*Written task*. Exactly the lines from the one that contains "The picture is" to the one that contains "import matplotlib.pyplot as plt", both lines included, should be copied, and no others.

*Information given*.
-- Start --

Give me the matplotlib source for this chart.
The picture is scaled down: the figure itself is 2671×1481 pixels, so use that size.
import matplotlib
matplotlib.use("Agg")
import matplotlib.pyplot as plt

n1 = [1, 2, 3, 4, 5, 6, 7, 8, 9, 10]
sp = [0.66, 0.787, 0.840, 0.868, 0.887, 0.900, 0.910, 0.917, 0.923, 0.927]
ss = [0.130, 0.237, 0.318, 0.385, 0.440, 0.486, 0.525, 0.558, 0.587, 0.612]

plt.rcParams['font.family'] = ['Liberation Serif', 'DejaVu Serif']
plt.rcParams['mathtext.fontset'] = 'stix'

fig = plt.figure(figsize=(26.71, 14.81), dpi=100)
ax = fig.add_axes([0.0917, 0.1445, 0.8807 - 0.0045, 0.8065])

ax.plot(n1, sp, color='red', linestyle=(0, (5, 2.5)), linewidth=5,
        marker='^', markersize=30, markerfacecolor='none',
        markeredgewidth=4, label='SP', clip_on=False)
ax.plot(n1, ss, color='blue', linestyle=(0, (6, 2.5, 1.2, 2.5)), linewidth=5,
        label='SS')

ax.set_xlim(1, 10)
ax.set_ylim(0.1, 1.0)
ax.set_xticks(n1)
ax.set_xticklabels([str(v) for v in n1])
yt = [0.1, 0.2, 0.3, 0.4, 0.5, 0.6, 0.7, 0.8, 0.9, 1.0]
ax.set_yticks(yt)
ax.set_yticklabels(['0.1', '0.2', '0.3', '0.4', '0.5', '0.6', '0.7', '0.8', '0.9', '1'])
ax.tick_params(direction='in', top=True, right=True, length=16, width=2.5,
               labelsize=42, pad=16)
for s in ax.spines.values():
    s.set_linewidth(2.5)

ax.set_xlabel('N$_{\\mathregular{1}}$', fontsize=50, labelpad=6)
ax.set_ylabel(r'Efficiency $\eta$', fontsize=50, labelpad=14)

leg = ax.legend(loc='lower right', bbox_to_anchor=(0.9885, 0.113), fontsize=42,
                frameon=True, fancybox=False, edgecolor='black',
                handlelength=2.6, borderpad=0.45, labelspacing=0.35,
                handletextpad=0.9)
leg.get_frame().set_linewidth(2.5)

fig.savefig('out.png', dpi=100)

-- End --
-- Start --

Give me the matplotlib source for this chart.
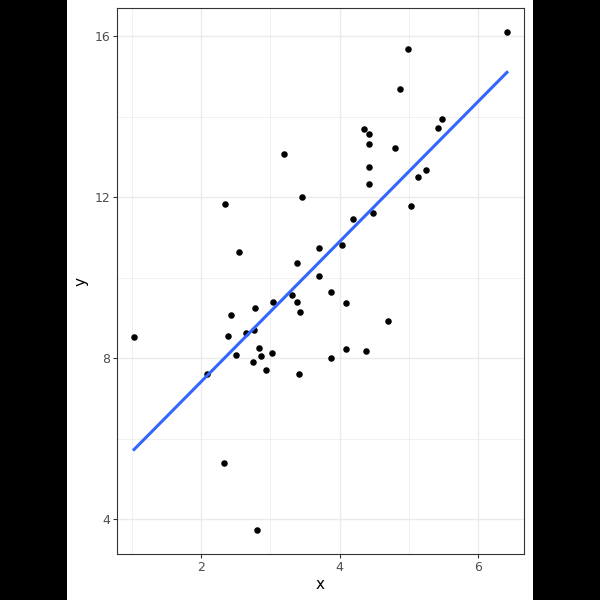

-- End --
-- Start --

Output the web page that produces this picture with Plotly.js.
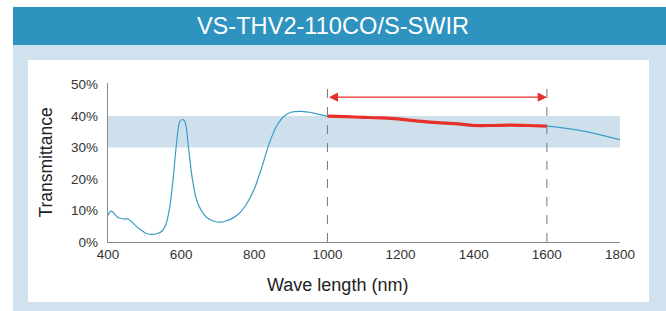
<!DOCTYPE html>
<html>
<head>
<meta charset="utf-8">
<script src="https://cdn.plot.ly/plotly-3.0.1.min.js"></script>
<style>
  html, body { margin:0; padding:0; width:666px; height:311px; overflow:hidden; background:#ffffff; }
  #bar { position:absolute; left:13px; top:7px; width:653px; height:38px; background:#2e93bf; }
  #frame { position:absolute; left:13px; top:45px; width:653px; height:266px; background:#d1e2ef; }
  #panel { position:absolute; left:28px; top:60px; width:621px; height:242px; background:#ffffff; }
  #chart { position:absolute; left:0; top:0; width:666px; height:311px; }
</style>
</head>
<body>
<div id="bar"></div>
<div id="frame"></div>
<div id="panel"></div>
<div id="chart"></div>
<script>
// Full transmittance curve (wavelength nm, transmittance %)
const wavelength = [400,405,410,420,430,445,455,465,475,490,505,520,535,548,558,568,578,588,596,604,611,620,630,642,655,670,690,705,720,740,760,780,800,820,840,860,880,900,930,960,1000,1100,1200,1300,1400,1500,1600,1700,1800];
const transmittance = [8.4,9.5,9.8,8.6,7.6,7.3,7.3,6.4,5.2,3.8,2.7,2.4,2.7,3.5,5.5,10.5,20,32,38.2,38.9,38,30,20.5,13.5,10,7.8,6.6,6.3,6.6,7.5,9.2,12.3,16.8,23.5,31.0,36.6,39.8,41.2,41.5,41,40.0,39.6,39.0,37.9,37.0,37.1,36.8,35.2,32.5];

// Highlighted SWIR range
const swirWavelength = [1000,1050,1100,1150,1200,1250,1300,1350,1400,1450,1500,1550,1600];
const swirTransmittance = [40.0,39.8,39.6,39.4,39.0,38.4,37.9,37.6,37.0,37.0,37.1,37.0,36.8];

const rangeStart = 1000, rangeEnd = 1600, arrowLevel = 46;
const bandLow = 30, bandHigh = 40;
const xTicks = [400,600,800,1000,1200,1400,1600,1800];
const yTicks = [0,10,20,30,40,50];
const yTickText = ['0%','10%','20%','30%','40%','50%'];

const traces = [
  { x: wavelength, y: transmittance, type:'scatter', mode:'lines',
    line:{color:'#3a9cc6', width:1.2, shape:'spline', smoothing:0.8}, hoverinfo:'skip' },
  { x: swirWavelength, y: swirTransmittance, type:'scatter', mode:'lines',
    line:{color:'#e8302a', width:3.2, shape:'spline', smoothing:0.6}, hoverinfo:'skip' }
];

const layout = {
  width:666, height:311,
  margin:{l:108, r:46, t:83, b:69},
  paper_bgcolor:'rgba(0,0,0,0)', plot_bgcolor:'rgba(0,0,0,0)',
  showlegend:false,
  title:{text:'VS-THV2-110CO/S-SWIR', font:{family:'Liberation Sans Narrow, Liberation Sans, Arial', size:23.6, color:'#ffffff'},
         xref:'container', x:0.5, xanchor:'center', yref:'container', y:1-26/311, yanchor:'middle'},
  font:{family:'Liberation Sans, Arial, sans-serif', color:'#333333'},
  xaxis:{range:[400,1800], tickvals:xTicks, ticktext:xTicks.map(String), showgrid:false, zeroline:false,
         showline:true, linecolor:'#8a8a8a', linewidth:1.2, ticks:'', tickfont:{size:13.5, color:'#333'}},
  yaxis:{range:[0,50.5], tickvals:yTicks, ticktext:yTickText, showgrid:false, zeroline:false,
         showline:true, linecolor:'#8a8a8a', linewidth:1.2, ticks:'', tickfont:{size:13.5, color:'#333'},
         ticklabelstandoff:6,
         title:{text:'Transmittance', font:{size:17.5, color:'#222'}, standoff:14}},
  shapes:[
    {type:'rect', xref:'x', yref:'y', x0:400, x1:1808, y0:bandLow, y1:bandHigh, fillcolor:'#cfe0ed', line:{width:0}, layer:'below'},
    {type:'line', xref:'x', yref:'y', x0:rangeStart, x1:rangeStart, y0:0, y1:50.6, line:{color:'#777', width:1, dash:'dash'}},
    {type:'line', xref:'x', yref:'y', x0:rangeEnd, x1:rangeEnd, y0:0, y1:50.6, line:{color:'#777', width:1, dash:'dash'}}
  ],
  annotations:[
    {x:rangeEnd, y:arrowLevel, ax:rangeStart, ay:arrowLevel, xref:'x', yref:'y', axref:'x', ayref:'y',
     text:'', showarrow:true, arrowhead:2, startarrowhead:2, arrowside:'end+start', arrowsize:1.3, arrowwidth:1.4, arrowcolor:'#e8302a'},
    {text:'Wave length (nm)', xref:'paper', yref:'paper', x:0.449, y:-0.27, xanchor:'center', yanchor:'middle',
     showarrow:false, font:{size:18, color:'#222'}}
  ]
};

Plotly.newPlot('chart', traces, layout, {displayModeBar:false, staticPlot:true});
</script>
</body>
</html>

-- End --

*Finished task*.
The picture is scaled down: the figure itself is 2671×1481 pixels, so use that size.
import matplotlib
matplotlib.use("Agg")
import matplotlib.pyplot as plt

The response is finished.